I won my first two matches in the sectionals, and that was it.
But I continued competing, partnering in the summer with Yale varsity player Andy Holden for mixed doubles.
He had a strong backhand, and my forehand was my weapon.
He and I dated for a while, and he taught me how to drive his stick-shift Fiat.
My relationship with him was another six degrees of separation.
The summer after I graduated from high school, he and I taught at a tennis camp in Black Mountain.
One of the students was Dorothy Bush, the daughter of George and Barbara, relatives of Andy’s.
While I was giving Dorothy lessons, it never would have dawned on me that years later I’d be friends of her family and a regular guest at their home in Kennebunkport, Maine.
I would interview Barbara Bush in 1981 while her husband was vice president.
They were good friends of the Grahams, and I talked to her about Ruth while working on the biography.
In 1996 after my Scarpetta series had become successful, Barbara invited me to her literacy foundation gala in Houston, and I stayed in their home.
When I met former president Bush for the first time, he was lounging on the sofa in their living room.

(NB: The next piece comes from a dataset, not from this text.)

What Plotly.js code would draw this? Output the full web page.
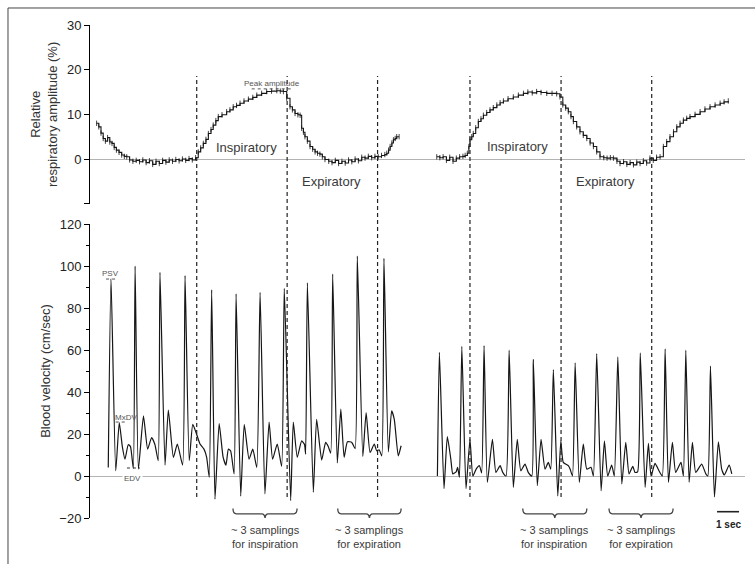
<!DOCTYPE html>
<html>
<head>
<meta charset="utf-8">
<script src="https://cdn.plot.ly/plotly-3.0.1.min.js"></script>
<style>html,body{margin:0;padding:0;background:#fff;}#chart{width:755px;height:564px;}</style>
</head>
<body>
<div id="chart"></div>
<script>
// ---------- Data (time in seconds) ----------
// Aorta (Ao) blood velocity, cm/sec
var aoTime = [0.83,0.955,1.17,1.33,1.47,1.59,1.74,1.84,1.97,2.05,2.20,2.43,2.62,2.80,2.95,3.10,3.18,3.41,3.56,3.79,3.97,4.21,4.32,4.51,4.67,4.82,5.00,5.18,5.30,5.42,5.53,5.68,5.87,6.05,6.18,6.29,6.39,6.55,6.64,6.85,7.01,7.23,7.40,7.58,7.73,7.95,8.14,8.30,8.51,8.71,8.83,9.12,9.24,9.42,9.62,9.75,9.80,9.88,10.15,10.30,10.53,10.71,10.83,10.94,11.03,11.24,11.40,11.55,11.70,11.90,12.05,12.15,12.40,12.55,12.73,12.92,13.03,13.14,13.26,13.36,13.56,13.71,13.83,14.01,14.14];
var aoVel  = [4,94,2.5,25.4,14,8,15,14,3.6,100,3.3,28.6,12.8,18.3,15,7.3,97,5.2,31.4,8.9,15.2,5.2,95.4,7.3,24.6,20.7,15.2,12.8,9,-0.6,88.6,-11,25,9,5.2,12.8,12,1,86.7,-9.6,24.6,8,12.8,4.1,87.5,-8.5,25.7,8,15.2,4.6,89.4,-11.7,25.7,8.9,16.7,15,10.4,92,-7.7,27,7.6,16,14,10.9,96.2,6.2,31.8,8.9,16.3,16,13,104.7,9.3,30.2,11.2,15.2,12,12.5,9.6,103.6,11.5,31,27,9.6,14.4];

// Left femoral artery (LFA) blood velocity, cm/sec
var lfaTime = [15.79,15.88,16.09,16.24,16.40,16.49,16.64,16.71,16.79,16.90,17.09,17.27,17.40,17.55,17.70,17.80,17.91,18.06,18.29,18.45,18.64,18.76,18.91,19.05,19.24,19.42,19.58,19.77,19.92,20.08,20.15,20.33,20.50,20.68,20.83,20.94,21.06,21.26,21.40,21.51,21.74,21.82,21.93,22.05,22.24,22.42,22.58,22.77,22.88,23.03,23.23,23.38,23.53,23.71,23.83,23.99,24.17,24.35,24.50,24.67,24.77,24.89,25.01,25.23,25.38,25.50,25.68,25.86,26.01,26.14,26.29,26.47,26.62,26.86,26.97,27.08,27.23,27.38,27.53,27.80,27.99,28.08,28.20,28.38,28.56,28.71,28.83,29.05,29.17];
var lfaVel  = [0,58.9,-6,18.8,8,1,2,4.1,-0.6,61.8,-6,17.5,0,3.3,4.9,1.5,62.1,-3,17.5,1.7,4.9,1.7,0,59.9,-5.4,17.5,2.5,5.7,1.7,0,55.5,-4.6,17.5,3.3,6.5,3.3,50.7,-9.5,16.7,6.5,4.9,3.3,0,53.9,-3,15.2,3.3,4.1,0,58.3,-7,16.7,0,5.2,0,56.7,-3.8,16,1,4.6,1.7,2,58.6,-5.4,15.6,0,6,2.5,0,60.5,-3,16,1.7,6.5,0,59.9,-3,16,1.7,5.7,1,0,52.3,-10,16.3,3.3,0.5,5.2,1];

// Relative respiratory amplitude (%), during Ao recording
var respAoTime = [0.30,0.40,0.50,0.60,0.70,0.80,0.90,1.00,1.10,1.20,1.32,1.44,1.56,1.67,1.80,1.95,2.10,2.25,2.40,2.55,2.70,2.85,3.00,3.15,3.30,3.45,3.60,3.75,3.90,4.05,4.20,4.35,4.50,4.65,4.80,4.92,5.03,5.15,5.27,5.38,5.50,5.60,5.72,5.83,6.00,6.21,6.36,6.51,6.66,6.82,7.00,7.20,7.40,7.58,7.80,8.03,8.25,8.49,8.65,8.79,8.94,9.09,9.20,9.32,9.45,9.55,9.62,9.70,9.77,9.88,10.00,10.12,10.23,10.34,10.45,10.56,10.68,10.85,11.00,11.15,11.30,11.45,11.60,11.75,11.90,12.05,12.20,12.35,12.50,12.65,12.80,12.95,13.10,13.25,13.40,13.49,13.57,13.64,13.72,13.79,13.87,13.94,14.05];
var respAoAmp  = [8.0,7.2,5.8,4.6,4.0,4.8,3.8,3.5,2.6,2.0,1.5,0.9,0.6,0.5,-0.2,-0.5,-0.3,-0.6,-0.2,-0.8,-0.4,-1.2,-0.5,-1.0,-0.3,-0.7,-0.2,-0.5,-0.1,-0.4,0.0,-0.3,0.1,-0.2,0.3,1.6,2.5,3.5,4.4,5.7,6.6,7.6,8.6,9.5,9.9,10.6,11.0,11.7,12.0,12.5,13.0,13.4,13.8,14.3,14.7,15.1,15.2,15.3,15.2,15.1,13.6,11.7,11.0,10.2,9.9,9.8,6.9,6.0,5.0,4.0,2.8,2.2,1.6,1.3,1.1,0.5,-0.1,-0.5,-0.8,-0.3,-1.0,-0.5,-0.9,-0.2,-0.6,0.0,-0.4,0.4,0.2,0.6,0.3,0.6,0.5,0.8,1.0,1.3,2.0,2.8,3.6,4.3,4.6,5.0,5.0];

// Relative respiratory amplitude (%), during LFA recording
var respLfaTime = [15.76,15.90,16.05,16.20,16.35,16.50,16.65,16.80,16.95,17.05,17.15,17.22,17.27,17.35,17.42,17.53,17.65,17.77,17.88,18.03,18.18,18.33,18.49,18.64,18.79,19.00,19.24,19.47,19.70,19.90,20.10,20.30,20.50,20.76,21.00,21.21,21.36,21.49,21.62,21.74,21.86,21.97,22.12,22.27,22.42,22.58,22.73,22.88,23.03,23.18,23.35,23.50,23.65,23.79,23.95,24.09,24.25,24.40,24.55,24.70,24.85,25.00,25.15,25.30,25.45,25.60,25.75,25.91,26.06,26.21,26.36,26.52,26.67,26.82,26.97,27.12,27.27,27.50,27.73,27.95,28.18,28.41,28.64,28.82,29.01];
var respLfaAmp  = [0.5,0.3,0.5,-0.3,0.4,-0.5,0.2,0.5,0.6,0.8,1.3,2.8,4.3,5.0,5.7,7.0,8.4,9.0,9.8,10.4,11.0,11.5,12.1,12.6,13.0,13.5,13.9,14.3,14.7,15.0,14.8,15.1,14.9,14.7,14.7,14.6,13.9,12.1,11.4,10.6,9.5,8.4,7.2,6.1,5.3,4.6,3.6,2.8,1.6,0.5,0.3,0.2,0.3,0.2,-0.5,-1.0,-0.6,-1.2,-0.8,-1.3,-0.7,-1.0,-0.4,-0.9,0.2,-0.3,0.4,0.5,2.8,3.9,5.0,6.1,7.2,8.0,8.7,9.1,9.5,10.0,10.6,11.2,11.7,12.1,12.5,12.8,13.0];

// Respiratory phase boundaries (s)
var phaseLines = [4.85, 8.96, 13.07, 17.27, 21.41, 25.53];
// Sampling brackets: [start, end] in seconds
var bracketStart = [6.50, 11.26, 19.67, 23.59];
var bracketEnd   = [9.41, 14.14, 22.58, 26.50];
var bracketText  = ['~ 3 samplings<br>for inspiration','~ 3 samplings<br>for expiration','~ 3 samplings<br>for inspiration','~ 3 samplings<br>for expiration'];

// ---------- Traces ----------
var ink = '#161616';
var traces = [
  {x: aoTime, y: aoVel, xaxis:'x', yaxis:'y', mode:'lines', line:{color:ink, width:1.2, shape:'spline', smoothing:0.5}},
  {x: lfaTime, y: lfaVel, xaxis:'x', yaxis:'y', mode:'lines', line:{color:ink, width:1.2, shape:'spline', smoothing:0.5}},
  {x: respAoTime, y: respAoAmp, xaxis:'x', yaxis:'y2', mode:'lines', line:{color:ink, width:1.1, shape:'hv'},
   error_y:{type:'constant', value:0.6, width:0, thickness:0.8, color:ink}},
  {x: respLfaTime, y: respLfaAmp, xaxis:'x', yaxis:'y2', mode:'lines', line:{color:ink, width:1.1, shape:'hv'},
   error_y:{type:'constant', value:0.6, width:0, thickness:0.8, color:ink}}
];

// ---------- Shapes ----------
var shapes = [];
// figure frame (left and top edges)
shapes.push({type:'line', xref:'paper', yref:'paper', x0:-0.1252, x1:-0.1252, y0:-0.1, y1:1.0345, line:{color:'#444', width:1}});
shapes.push({type:'line', xref:'paper', yref:'paper', x0:-0.1252, x1:1.02, y0:1.0345, y1:1.0345, line:{color:'#444', width:1}});
// dashed phase lines
phaseLines.forEach(function(t){
  shapes.push({type:'line', xref:'x', yref:'paper', x0:t, x1:t, y0:0.0426, y1:0.8966, line:{color:'#222', width:1.2, dash:'4px,3px'}});
});
// brackets
for (var i=0;i<bracketStart.length;i++){
  var a=bracketStart[i], b=bracketEnd[i], c=(a+b)/2, d=0.15;
  var p = 'M '+a+',-15.5 Q '+a+',-18 '+(a+d)+',-18 L '+(c-d)+',-18 Q '+c+',-18 '+c+',-20.5 Q '+c+',-18 '+(c+d)+',-18 L '+(b-d)+',-18 Q '+b+',-18 '+b+',-15.5';
  shapes.push({type:'path', xref:'x', yref:'y', path:p, line:{color:'#444', width:1.3}});
}
// 1 sec scale bar
shapes.push({type:'line', xref:'x', yref:'y', x0:28.5, x1:29.5, y0:-17, y1:-17, line:{color:'#222', width:1.6}});
// dotted markers
shapes.push({type:'line', xref:'x', yref:'y2', x0:7.35, x1:9.23, y0:15.7, y1:15.7, line:{color:'#555', width:1, dash:'dot'}});
shapes.push({type:'line', xref:'x', yref:'y', x0:0.73, x1:1.21, y0:93.8, y1:93.8, line:{color:'#555', width:1, dash:'dot'}});
shapes.push({type:'line', xref:'x', yref:'y', x0:1.17, x1:1.67, y0:25.7, y1:25.7, line:{color:'#555', width:1, dash:'dot'}});
shapes.push({type:'line', xref:'x', yref:'y', x0:1.68, x1:2.27, y0:3.8, y1:3.8, line:{color:'#333', width:1.2, dash:'dot'}});

// ---------- Annotations ----------
var annotations = [];
function ann(o){ o.showarrow=false; annotations.push(o); }
var gray='#3a3a3a';
ann({x:7.12, y:2.5, xref:'x', yref:'y2', text:'Inspiratory', font:{size:13, color:gray}});
ann({x:10.99, y:-5.1, xref:'x', yref:'y2', text:'Expiratory', font:{size:13, color:gray}});
ann({x:19.41, y:2.7, xref:'x', yref:'y2', text:'Inspiratory', font:{size:13, color:gray}});
ann({x:23.45, y:-5.1, xref:'x', yref:'y2', text:'Expiratory', font:{size:13, color:gray}});
ann({x:8.26, y:16.95, xref:'x', yref:'y2', text:'Peak amplitude', font:{size:8, color:'#555'}});
ann({x:1.36, y:122.7, xref:'x', yref:'y', text:'<b>Ao</b>', font:{size:14, color:'#111'}});
ann({x:16.86, y:122.7, xref:'x', yref:'y', text:'<b>LFA</b>', font:{size:14, color:'#111'}});
ann({x:0.91, y:96.5, xref:'x', yref:'y', text:'PSV', font:{size:8, color:'#555'}});
ann({x:1.62, y:27.9, xref:'x', yref:'y', text:'MxDV', font:{size:8, color:'#555'}});
ann({x:1.94, y:-1.1, xref:'x', yref:'y', text:'EDV', font:{size:8, color:'#555'}, bgcolor:'#fff', borderpad:1});
for (var j=0;j<bracketStart.length;j++){
  ann({x:(bracketStart[j]+bracketEnd[j])/2, y:-0.038, xref:'x', yref:'paper', text:bracketText[j], font:{size:11, color:gray}, yanchor:'middle'});
}
ann({x:29.0, y:-0.013, xref:'x', yref:'paper', text:'<b>1 sec</b>', font:{size:10, color:'#222'}, yanchor:'middle'});

// ---------- Layout ----------
var axisCommon = {showline:true, linecolor:'#000', linewidth:1, ticks:'outside', ticklen:5, tickcolor:'#000',
  showgrid:false, zeroline:true, zerolinecolor:'#b3b3b3', zerolinewidth:1, tickfont:{size:13, color:'#222'},
  fixedrange:true};
var layout = {
  width:755, height:564,
  margin:{l:90, r:10, t:25, b:46},
  paper_bgcolor:'#fff', plot_bgcolor:'#fff',
  showlegend:false,
  font:{family:'"Liberation Sans", Arial, Helvetica, sans-serif', color:'#222'},
  xaxis:{range:[0, 29.77], visible:false, fixedrange:true},
  yaxis: Object.assign({}, axisCommon, {
    domain:[0, 0.5963], range:[-20, 120], tickvals:[-20,0,20,40,60,80,100,120],
    minor:{tickvals:[-10,10,30,50,70,90,110], ticks:'outside', ticklen:3, tickcolor:'#000'},
    title:{text:'Blood velocity (cm/sec)', font:{size:13, color:'#333'}, standoff:5}
  }),
  yaxis2: Object.assign({}, axisCommon, {
    domain:[0.6375, 1], range:[-10, 30], tickvals:[-10,0,10,20,30], ticktext:['','0','10','20','30'],
    anchor:'x',
    title:{text:'Relative<br>respiratory amplitude (%)', font:{size:13, color:'#333'}, standoff:6}
  }),
  shapes:shapes,
  annotations:annotations
};

Plotly.newPlot('chart', traces, layout, {staticPlot:true, displayModeBar:false});
</script>
</body>
</html>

I was overwhelmed, and not sure what to say. The most logical thing was to let him know we had a connection through his daughter Dorothy, or “Doro” as her family and close friends call her.
“I taught her at tennis camp in nineteen-seventy-four,” I told George Bush.
“Well, that explains why she’s always had such a bad backhand,” he said without a beat.
“How did you know I have a bad backhand?”
“I didn’t. But she does,” he answered.
“I also used to date Andy Holden,” I offered next. “We played doubles together…”
“Who?”
Then the former president laughed. No one better at pulling somebody’s leg. I adored him instantly and always would.